19. The method as claimed in claim 18, wherein a downstream end of at least one bypass line is attached to the inlet of a compression stage after it passes and exchanges heat with at least one motor.

20. The method as claimed in claim 19, wherein the at least one bypass line comprises, between its upstream end and its downstream end, a subdivision into at least two separate branches respectively supplying separate motors in order to cool them.

21. The method as claimed in claim 20, wherein the at least two separate branches formed by the subdivision of a bypass line have a downstream junction within one and the same line portion.

22. The method as claimed in claim 18, wherein the at least one bypass line comprises at least one member for cooling the cycle gas.

23. The method as claimed in claim 22, wherein the at least one member for cooling the cycle gas of the at least one bypass line comprises a cooling heat exchanger.

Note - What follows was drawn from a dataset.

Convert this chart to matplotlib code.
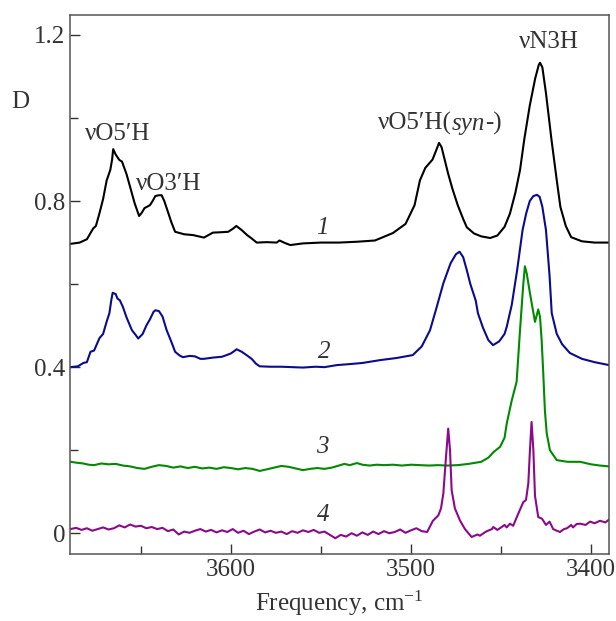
import matplotlib
matplotlib.use("Agg")
from matplotlib import pyplot as plt
from matplotlib.ticker import MultipleLocator

# spectrum 1 (black)
x1 = [3689, 3684, 3680, 3678, 3676.5, 3675, 3673, 3671, 3669, 3667, 3666, 3665.4, 3664, 3662,
      3660.5, 3658, 3656, 3653.5, 3651, 3649.5, 3648, 3645, 3643.5, 3642, 3640, 3638.5, 3637,
      3635, 3633, 3631, 3626, 3621, 3615, 3610, 3605, 3601.5, 3599, 3597, 3594, 3591, 3588.5,
      3585.7, 3580, 3574.6, 3573, 3570, 3567, 3560, 3550, 3540, 3530, 3520, 3510, 3503, 3498,
      3495, 3492, 3490, 3488, 3486, 3484.4, 3483, 3481, 3479.4, 3477, 3474, 3471, 3469, 3465,
      3461, 3456, 3452, 3448, 3445, 3442, 3439.4, 3437, 3434, 3431, 3429, 3428.3, 3427, 3425,
      3422, 3419, 3417, 3414, 3411, 3405, 3398, 3390]
y1 = [0.697, 0.700, 0.708, 0.723, 0.734, 0.740, 0.771, 0.805, 0.850, 0.875, 0.900, 0.925, 0.912, 0.899,
      0.895, 0.865, 0.834, 0.795, 0.764, 0.772, 0.783, 0.790, 0.800, 0.812, 0.814, 0.814, 0.800,
      0.774, 0.748, 0.726, 0.720, 0.718, 0.712, 0.724, 0.725, 0.726, 0.733, 0.740, 0.730, 0.718, 0.710,
      0.700, 0.701, 0.700, 0.705, 0.699, 0.694, 0.698, 0.700, 0.700, 0.702, 0.705, 0.723, 0.745, 0.790,
      0.850, 0.880, 0.890, 0.900, 0.922, 0.940, 0.930, 0.895, 0.867, 0.830, 0.790, 0.757, 0.737, 0.722,
      0.715, 0.711, 0.717, 0.738, 0.770, 0.820, 0.875, 0.950, 1.030, 1.095, 1.128, 1.133, 1.122, 1.060,
      0.950, 0.850, 0.786, 0.740, 0.713, 0.703, 0.700, 0.700]

# spectrum 2 (blue)
x2 = [3689, 3685, 3682, 3680, 3678, 3676, 3673, 3671, 3669, 3667.5, 3666.5, 3665.7, 3664, 3663,
      3661.7, 3660, 3658, 3655, 3653, 3651.5, 3649, 3647, 3645, 3643, 3642, 3640, 3638, 3635.7,
      3633, 3631, 3628.5, 3626.7, 3623, 3620, 3617, 3615, 3610, 3605, 3602.4, 3600, 3596.8, 3594,
      3591, 3588.5, 3586, 3584, 3578, 3572, 3566, 3560, 3553, 3548, 3541, 3535, 3527, 3517, 3508,
      3499, 3494, 3489.4, 3486, 3482, 3478, 3475, 3473, 3471, 3469, 3467, 3464, 3462.8, 3460, 3457,
      3454.4, 3451, 3448, 3446.8, 3444, 3441, 3438, 3436, 3434, 3432, 3430, 3428.5, 3427, 3425,
      3423, 3421.8, 3419, 3416, 3411.7, 3405, 3398, 3390]
y2 = [0.400, 0.402, 0.410, 0.412, 0.437, 0.440, 0.470, 0.480, 0.510, 0.530, 0.560, 0.579, 0.576, 0.565,
      0.561, 0.545, 0.520, 0.489, 0.478, 0.469, 0.480, 0.500, 0.515, 0.533, 0.537, 0.535, 0.522, 0.489,
      0.460, 0.437, 0.428, 0.424, 0.427, 0.426, 0.420, 0.420, 0.423, 0.425, 0.429, 0.433, 0.443, 0.437,
      0.428, 0.420, 0.408, 0.402, 0.401, 0.401, 0.400, 0.399, 0.401, 0.400, 0.405, 0.407, 0.410, 0.417, 0.422,
      0.429, 0.450, 0.489, 0.540, 0.602, 0.650, 0.672, 0.678, 0.665, 0.634, 0.600, 0.560, 0.530, 0.495, 0.465,
      0.453, 0.462, 0.480, 0.497, 0.550, 0.634, 0.730, 0.770, 0.800, 0.812, 0.815, 0.810, 0.786, 0.730,
      0.620, 0.530, 0.480, 0.455, 0.434, 0.420, 0.412, 0.405]

# spectrum 3 (green)
x3 = [3689, 3686, 3682, 3679, 3676, 3672, 3668, 3664, 3660, 3656, 3652, 3648, 3644, 3640, 3636,
      3632, 3628, 3624, 3620, 3616, 3612, 3608, 3604, 3600, 3596, 3592, 3588, 3584, 3580, 3576,
      3572, 3568, 3564, 3560, 3556, 3552, 3548, 3544, 3540, 3537, 3534, 3530, 3527, 3523, 3519,
      3515, 3510, 3505, 3500, 3495, 3490, 3485, 3480, 3474, 3468, 3461, 3457, 3454, 3450.5, 3448,
      3446.8, 3444, 3441.3, 3439.4, 3437.6, 3436.7, 3435.7, 3433.9, 3431.1, 3429.3, 3428.3, 3427.4,
      3426.5, 3425.6, 3424.6, 3422.8, 3419, 3413, 3406, 3400, 3395, 3390]
y3 = [0.172, 0.170, 0.168, 0.165, 0.164, 0.168, 0.166, 0.167, 0.163, 0.161, 0.157, 0.155, 0.160,
      0.164, 0.162, 0.158, 0.161, 0.157, 0.160, 0.156, 0.158, 0.155, 0.159, 0.157, 0.154, 0.157, 0.155,
      0.150, 0.154, 0.158, 0.162, 0.160, 0.156, 0.152, 0.155, 0.157, 0.155, 0.158, 0.163, 0.167, 0.164,
      0.169, 0.165, 0.163, 0.165, 0.164, 0.165, 0.163, 0.165, 0.164, 0.163, 0.164, 0.163, 0.164, 0.167,
      0.172, 0.182, 0.196, 0.208, 0.230, 0.264, 0.320, 0.365, 0.490, 0.600, 0.643, 0.626, 0.578, 0.509,
      0.539, 0.521, 0.465, 0.385, 0.296, 0.241, 0.200, 0.176, 0.172, 0.172, 0.166, 0.163, 0.161]

# spectrum 4 (purple)
x4 = [3689, 3686, 3683, 3680, 3677, 3674, 3671, 3668, 3665, 3662, 3659, 3656, 3653, 3650, 3647,
      3644, 3641, 3638, 3635, 3632, 3629, 3626, 3623, 3620, 3617, 3614, 3611, 3608, 3605, 3602,
      3599, 3596, 3593, 3590, 3587, 3584, 3581, 3578, 3575, 3572, 3569, 3566, 3563, 3560, 3557,
      3554, 3551, 3548, 3545, 3542, 3539, 3536, 3533, 3530, 3527, 3524, 3521, 3518, 3515, 3512,
      3509, 3506, 3503, 3500, 3497, 3494, 3491, 3487.8, 3484.8, 3483.3, 3482, 3480.6, 3479.3,
      3478.3, 3477.4, 3475.6, 3472.8, 3470, 3466.3, 3463, 3461.7, 3459, 3457.8, 3455, 3454.3,
      3452, 3450.6, 3448, 3446.8, 3445, 3443.2, 3440.6, 3437.6, 3436.1, 3434.8, 3433.9, 3433,
      3432, 3431.1, 3429.3, 3427.2, 3425, 3423, 3421, 3419, 3417.2, 3415, 3413.3, 3411, 3410,
      3408, 3406, 3403, 3400.5, 3398, 3395, 3392, 3389.4]
y4 = [0.010, 0.013, 0.008, 0.012, 0.006, 0.010, 0.014, 0.009, 0.012, 0.019, 0.014, 0.021, 0.016, 0.018,
      0.012, 0.015, 0.010, 0.013, 0.005, 0.009, -0.003, 0.004, 0.001, 0.006, 0.010, 0.004, 0.008, 0.002,
      0.007, 0.003, 0.010, 0.001, 0.006, -0.002, 0.004, 0.009, 0.002, 0.006, 0.001, 0.004, -0.002, 0.005,
      0.001, 0.007, 0.003, 0.008, 0.001, 0.004, -0.004, -0.012, -0.004, -0.008, 0.000, -0.006, 0.002,
      -0.004, 0.004, -0.002, 0.005, 0.000, 0.003, 0.009, 0.001, 0.007, 0.012, 0.005, 0.003, 0.030, 0.043,
      0.060, 0.096, 0.180, 0.252, 0.200, 0.104, 0.060, 0.031, 0.010, -0.009, -0.003, -0.006, 0.002,
      0.005, 0.010, 0.015, 0.008, 0.012, 0.020, 0.014, 0.023, 0.018, 0.045, 0.075, 0.080, 0.120, 0.200,
      0.268, 0.200, 0.090, 0.039, 0.035, 0.020, 0.028, 0.010, 0.006, 0.003, 0.010, 0.012, 0.020, 0.014,
      0.022, 0.023, 0.020, 0.028, 0.024, 0.030, 0.026, 0.035]

spectra = [(x1, y1, 'black'), (x2, y2, '#0b0b8c'), (x3, y3, '#008a00'), (x4, y4, '#8a0a8a')]
curve_labels = ['1', '2', '3', '4']
label_x = [3549, 3548, 3549, 3549]
label_y = [0.735, 0.437, 0.208, 0.043]

plt.rcParams['font.family'] = ['Liberation Serif', 'DejaVu Serif']
plt.rcParams['mathtext.fontset'] = 'custom'
plt.rcParams['mathtext.rm'] = 'Liberation Serif'
plt.rcParams['mathtext.it'] = 'Liberation Serif:italic'

TXT = '#333333'

fig = plt.figure(figsize=(6.16, 6.21), dpi=100)
ax = fig.add_axes([0.1136, 0.1079, 0.8750, 0.8679])

for xs, ys, c in spectra:
    ax.plot(xs, ys, color=c, lw=1.5)

for lab, lx, ly in zip(curve_labels, label_x, label_y):
    ax.text(lx, ly, lab, fontsize=18, style='italic', ha='center', va='center', color=TXT)

ax.text(3662.8, 0.961, 'νO5′H', fontsize=18, ha='center', va='center', color=TXT)
ax.text(3634.4, 0.842, 'νO3′H', fontsize=18, ha='center', va='center', color=TXT)
# "νO5′H(syn-)" in three pieces, each chained to the right edge of the previous one
t1 = ax.text(3518.3, 0.986, 'νO5′H(', fontsize=18, ha='left', va='center', color=TXT)
t2 = ax.annotate('syn', xy=(1, 0), xycoords=t1, fontsize=18, style='italic',
                 ha='left', va='bottom', color=TXT)
ax.annotate('-)', xy=(1, 0), xycoords=t2, fontsize=18, ha='left', va='bottom', color=TXT)
ax.text(3423.6, 1.184, 'νN3H', fontsize=18, ha='center', va='center', color=TXT)
ax.text(-0.093, 0.839, 'D', fontsize=18, transform=ax.transAxes, ha='center', va='center',
        color=TXT)

ax.set_xlim(3689.4, 3390)
ax.set_ylim(-0.05, 1.248)
ax.xaxis.set_major_locator(MultipleLocator(100))
ax.xaxis.set_minor_locator(MultipleLocator(50))
ax.yaxis.set_major_locator(MultipleLocator(0.4))
ax.yaxis.set_minor_locator(MultipleLocator(0.2))
ax.yaxis.set_major_formatter(plt.FuncFormatter(lambda v, p: '0' if abs(v) < 1e-9 else f'{v:.1f}'))
ax.tick_params(which='both', direction='in', top=False, right=False, labelsize=18,
               colors=TXT, width=1.0)
ax.tick_params(which='major', length=7)
ax.tick_params(which='minor', length=6)
for s in ax.spines.values():
    s.set_color('#555555')
    s.set_linewidth(1.1)
ax.set_xlabel('Frequency, cm$^{-1}$', fontsize=18, color=TXT, labelpad=6)

fig.savefig('out.png', dpi=100)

24. A device for refrigerating or liquefying a fluid, the device comprising:

a circuit for fluid to be cooled having an upstream end intended to be connected to a source of gaseous fluid and a downstream end intended to be connected to a member for collecting the cooled or liquefied fluid,

a set of heat exchanger(s) in heat exchange with the circuit for fluid to be cooled,

a refrigerator in heat exchange with at least part of the set of heat exchanger(s), the refrigerator being of the type performing a refrigeration cycle on a cycle gas selected from the group consisting of: helium, hydrogen, nitrogen, neon, and combinations thereof,

said refrigerator comprising the following, disposed in series in a cycle circuit: a compression mechanism configured to compress the cycle gas, at least one cooling member configured to cool the cycle gas, an expanding mechanism configured to expand the cycle gas, and at least one heating member configured to heat the expanded cycle gas,

wherein the compression mechanism comprises a plurality of compression stages in series that are composed of a set of compressor(s) of centrifugal type,

wherein the compression stages is mounted on a set of shafts driven in rotation by a set of motor(s),

wherein the at least one cooling member comprises at least one heat exchanger disposed at the outlet of at least one compression stage in heat exchange with the cycle circuit,

wherein said heat exchanger is cooled by a heat transfer fluid,

wherein the compression mechanism comprises at least two compression stages that are disposed successively in series and that do not have a member for cooling the cycle gas such as a heat exchanger between them,

an electronic monitoring and control member configured to control a rotational speed of the compression stages according to independent speeds,

wherein, during at least one determined operating phase, the rotational speed of the compression stages in series that do not have a member for cooling the cycle gas such as a heat exchanger between them is kept at a speed lower than the rotational speed of the compression stages that are provided, at their outlet, with a member for cooling the cycle gas.